I pulled out my violin and my music and I played for that little boy lying there, staring up at me on the turtle rug.
I think about that night often now. About how my art and my love for my child entangled in that warm and beautiful moment. About how yes, my life was changing but perhaps... and now I know it for sure... for the better.
I cannot imagine life without my son, and I don't want to.
Last night at The Refinery we were talking about Joseph, and how he had a decision to make about Mary. He could divorce her quietly - send her away to relatives to have the baby. He could have her stoned for adultery. Or he could marry her - believe what the angel said about the origins of this child inside her. Joseph chose to listen to the angel.
And what of Mary? Her choice?
The angel said - this is going to happen and how do you feel about that? And Mary said YES. In spite of a culture of shame. In spite of her fears. And her answer changed the world.
I guess it felt like that for me.
I have this son. He's six years old.
I could have said no. I could have run away screaming. I could have terminated the pregnancy. But he is the JOY of my LIFE!
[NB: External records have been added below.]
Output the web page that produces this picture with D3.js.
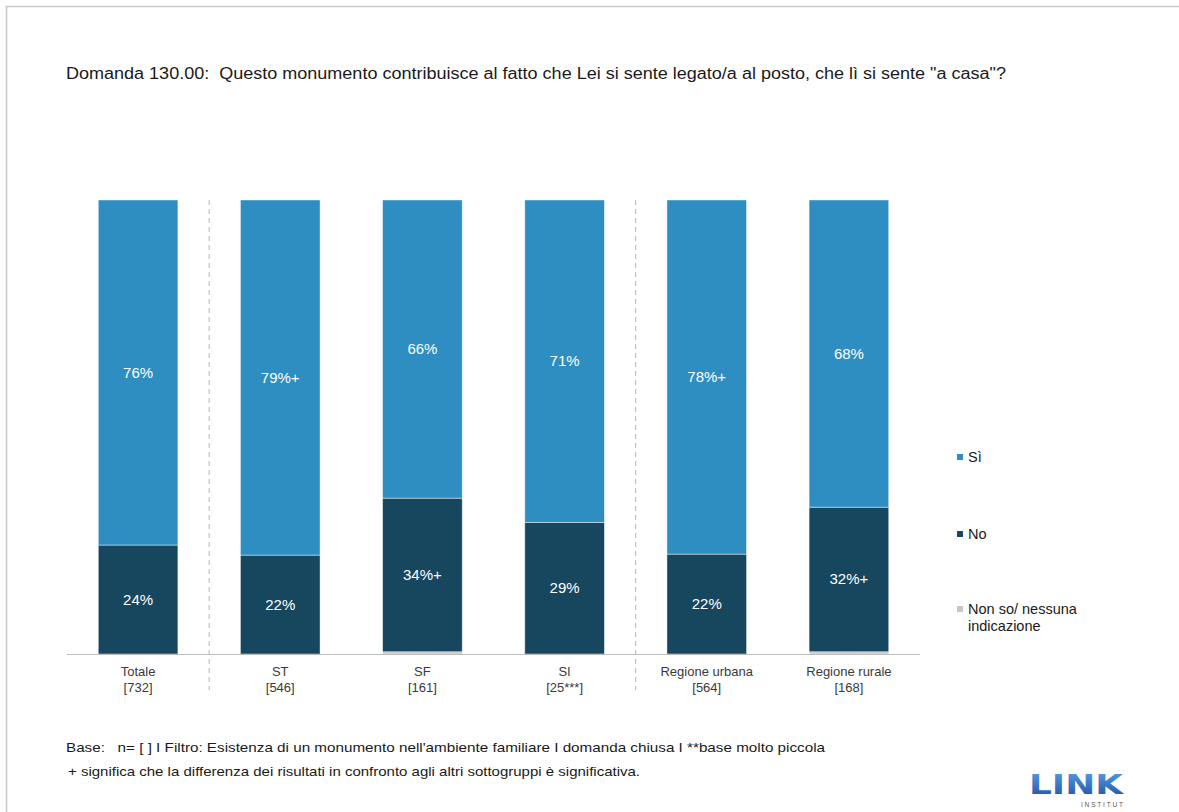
<!DOCTYPE html>
<html>
<head>
<meta charset="utf-8">
<script src="https://cdn.jsdelivr.net/npm/d3@7/dist/d3.min.js"></script>
<style>
  html, body { margin: 0; padding: 0; background: #fff; }
  svg { display: block; font-family: "Liberation Sans", Arial, sans-serif; }
</style>
</head>
<body>
<svg id="chart" width="1179" height="812"></svg>
<script>
// Groups and sample sizes
const groups = ["Totale", "ST", "SF", "SI", "Regione urbana", "Regione rurale"];
const bases = ["[732]", "[546]", "[161]", "[25***]", "[564]", "[168]"];

// Shares in percent per answer
const valuesSi = [76, 79, 66, 71, 78, 68];
const valuesNo = [24, 22, 34, 29, 22, 32];
const valuesNonSo = [0, 0, 0.5, 0, 0, 0.5];

// Significance markers shown after the percentage
const sigSi = ["", "+", "", "", "+", ""];
const sigNo = ["", "", "+", "", "", "+"];

const seriesNames = ["Sì", "No", "Non so/ nessuna indicazione"];

const colors = { nonso: "#c6c6c6", no: "#17465f", si: "#2e8dc1" };

const rows = groups.map((g, i) => ({
  group: g, base: bases[i],
  nonso: valuesNonSo[i], no: valuesNo[i], si: valuesSi[i],
  sig: { si: sigSi[i], no: sigNo[i] }
}));

const svg = d3.select("#chart");

// Frame
svg.append("path")
  .attr("d", "M6.5,812 V6.5 H1179")
  .attr("fill", "none").attr("stroke", "#c9c9c9").attr("stroke-width", 1.6);

// Title
svg.append("text")
  .attr("x", 66).attr("y", 79)
  .attr("font-size", 16).attr("fill", "#1a1a1a")
  .attr("xml:space", "preserve")
  .attr("textLength", 940).attr("lengthAdjust", "spacingAndGlyphs")
  .text("Domanda 130.00:  Questo monumento contribuisce al fatto che Lei si sente legato/a al posto, che lì si sente \"a casa\"?");

// Scales
const x = d3.scaleBand().domain(groups).range([67, 920]).paddingInner(0.44).paddingOuter(0.22);
const y = d3.scaleLinear().domain([0, 1]).range([654, 200]);

// Stack bottom to top: Non so, No, Sì — normalised per bar
const stack = d3.stack().keys(["nonso", "no", "si"]).offset(d3.stackOffsetExpand);
const layers = stack(rows);

const g = svg.append("g");
layers.forEach(layer => {
  g.selectAll(null).data(layer).enter().append("rect")
    .attr("x", d => x(d.data.group))
    .attr("width", x.bandwidth())
    .attr("y", d => y(d[1]))
    .attr("height", d => Math.max(0, y(d[0]) - y(d[1])))
    .attr("fill", colors[layer.key])
    .attr("stroke", "#ffffff").attr("stroke-opacity", 0.55).attr("stroke-width", 0.8);
});

// Value labels in the Sì and No segments
["si", "no"].forEach(key => {
  const layer = layers.find(l => l.key === key);
  g.selectAll(null).data(layer).enter().append("text")
    .attr("x", d => x(d.data.group) + x.bandwidth() / 2)
    .attr("y", d => (y(d[0]) + y(d[1])) / 2 + 5)
    .attr("text-anchor", "middle")
    .attr("font-size", 15).attr("fill", "#ffffff")
    .text(d => d.data[key] + "%" + d.data.sig[key]);
});

// Axis baseline
svg.append("line")
  .attr("x1", 67).attr("x2", 920).attr("y1", 654.5).attr("y2", 654.5)
  .attr("stroke", "#bdbdbd").attr("stroke-width", 1.2);

// Dashed separators between blocks of groups
const sepAfter = ["Totale", "SI"];
sepAfter.forEach(gname => {
  const i = groups.indexOf(gname);
  const xs = (x(groups[i]) + x.bandwidth() + x(groups[i + 1])) / 2;
  svg.append("line")
    .attr("x1", xs).attr("x2", xs).attr("y1", 200).attr("y2", 690)
    .attr("stroke", "#b5b5b5").attr("stroke-width", 1).attr("stroke-dasharray", "5,4");
});

// Category labels
const axisG = svg.append("g");
rows.forEach(r => {
  const cx = x(r.group) + x.bandwidth() / 2;
  const t = axisG.append("text")
    .attr("x", cx).attr("y", 676)
    .attr("text-anchor", "middle").attr("font-size", 13).attr("fill", "#3a3a3a");
  t.append("tspan").attr("x", cx).text(r.group);
  t.append("tspan").attr("x", cx).attr("dy", 16).text(r.base);
});

// Legend
const legendY = [462, 539, 614];
const legendKeys = ["si", "no", "nonso"];
legendKeys.forEach((k, i) => {
  svg.append("rect")
    .attr("x", 957).attr("y", legendY[i] - 8).attr("width", 6).attr("height", 6)
    .attr("fill", colors[k]);
  const t = svg.append("text")
    .attr("x", 968).attr("y", legendY[i])
    .attr("font-size", 14.5).attr("fill", "#1a1a1a");
  if (k === "nonso") {
    t.append("tspan").attr("x", 968).text("Non so/ nessuna");
    t.append("tspan").attr("x", 968).attr("dy", 17).text("indicazione");
  } else {
    t.text(seriesNames[i]);
  }
});

// Footnotes
svg.append("text")
  .attr("x", 66).attr("y", 752).attr("font-size", 13).attr("fill", "#1a1a1a")
  .attr("xml:space", "preserve")
  .attr("textLength", 759).attr("lengthAdjust", "spacingAndGlyphs")
  .text("Base:   n= [ ] I Filtro: Esistenza di un monumento nell'ambiente familiare I domanda chiusa I **base molto piccola");
svg.append("text")
  .attr("x", 68).attr("y", 776).attr("font-size", 13).attr("fill", "#1a1a1a")
  .attr("textLength", 572).attr("lengthAdjust", "spacingAndGlyphs")
  .text("+ significa che la differenza dei risultati in confronto agli altri sottogruppi è significativa.");

// Logo
const defs = svg.append("defs");
const grad = defs.append("linearGradient").attr("id", "logoGrad")
  .attr("x1", 0).attr("y1", 0).attr("x2", 0).attr("y2", 1);
grad.append("stop").attr("offset", "0%").attr("stop-color", "#5aa0e6");
grad.append("stop").attr("offset", "100%").attr("stop-color", "#1d4fa3");
svg.append("text")
  .attr("x", 1029).attr("y", 794)
  .attr("font-size", 27).attr("font-weight", 900)
  .attr("font-family", "'DejaVu Sans', sans-serif")
  .attr("textLength", 94).attr("lengthAdjust", "spacingAndGlyphs")
  .attr("fill", "url(#logoGrad)")
  .text("LINK");
svg.append("text")
  .attr("x", 1081).attr("y", 807)
  .attr("font-size", 6.5).attr("fill", "#555")
  .attr("textLength", 42).attr("lengthAdjust", "spacing")
  .text("INSTITUT");
</script>
</body>
</html>
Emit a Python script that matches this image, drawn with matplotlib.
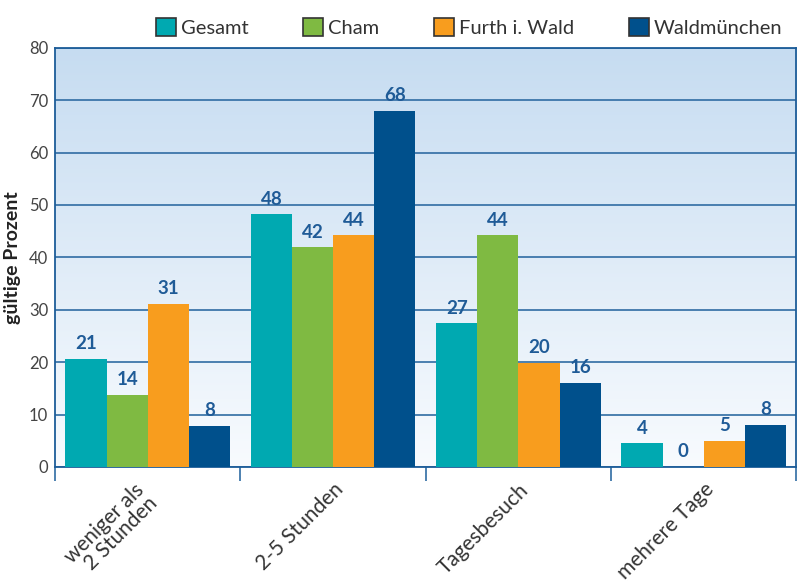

I know that my unwanted pregnancy was an easy one.
I have an amazing husband who supports me in everything and who was there for me through the whole ordeal.
Lots of unwanted pregnancies happen under very different circumstances than mine. Lots of women are alone. We make these choices and then we end up in a place we never thought we'd be. Not every guy is like Joseph. Some are, sure - but some aren't.
This isn't supposed to be some anti-abortion post. I guess it is one. But I don't want to add more shame to anyone's plate. We've all got enough of that. For me this is a post about hope.
About looking at a situation and trying to see that even if we can't imagine the good, there CAN be good. That pregnancy is scary. And motherhood is intimidating. But a baby is... a miracle. A magic thing. When you thought all of the love was drained from your fragile heart - how it can swell at the sight of your child - this is a miracle.
To all you single moms out there - my hat is off to you. You are true heroes.
To all you guys out there who chose to stay when the going got tough - good on ya. You are a man of courage.
To all you women who are scared out of their minds right now and have no idea what you're doing or what you should do - and babies seem the farthest thing from happy you could imagine - think about that night I had with my little son and my violin, and know that so MUCH is possible.
My heart goes out to you all.
Love.
1 comment:
my favorite post yet. so true how God has designed it for new life to give us hope, if only we will let him.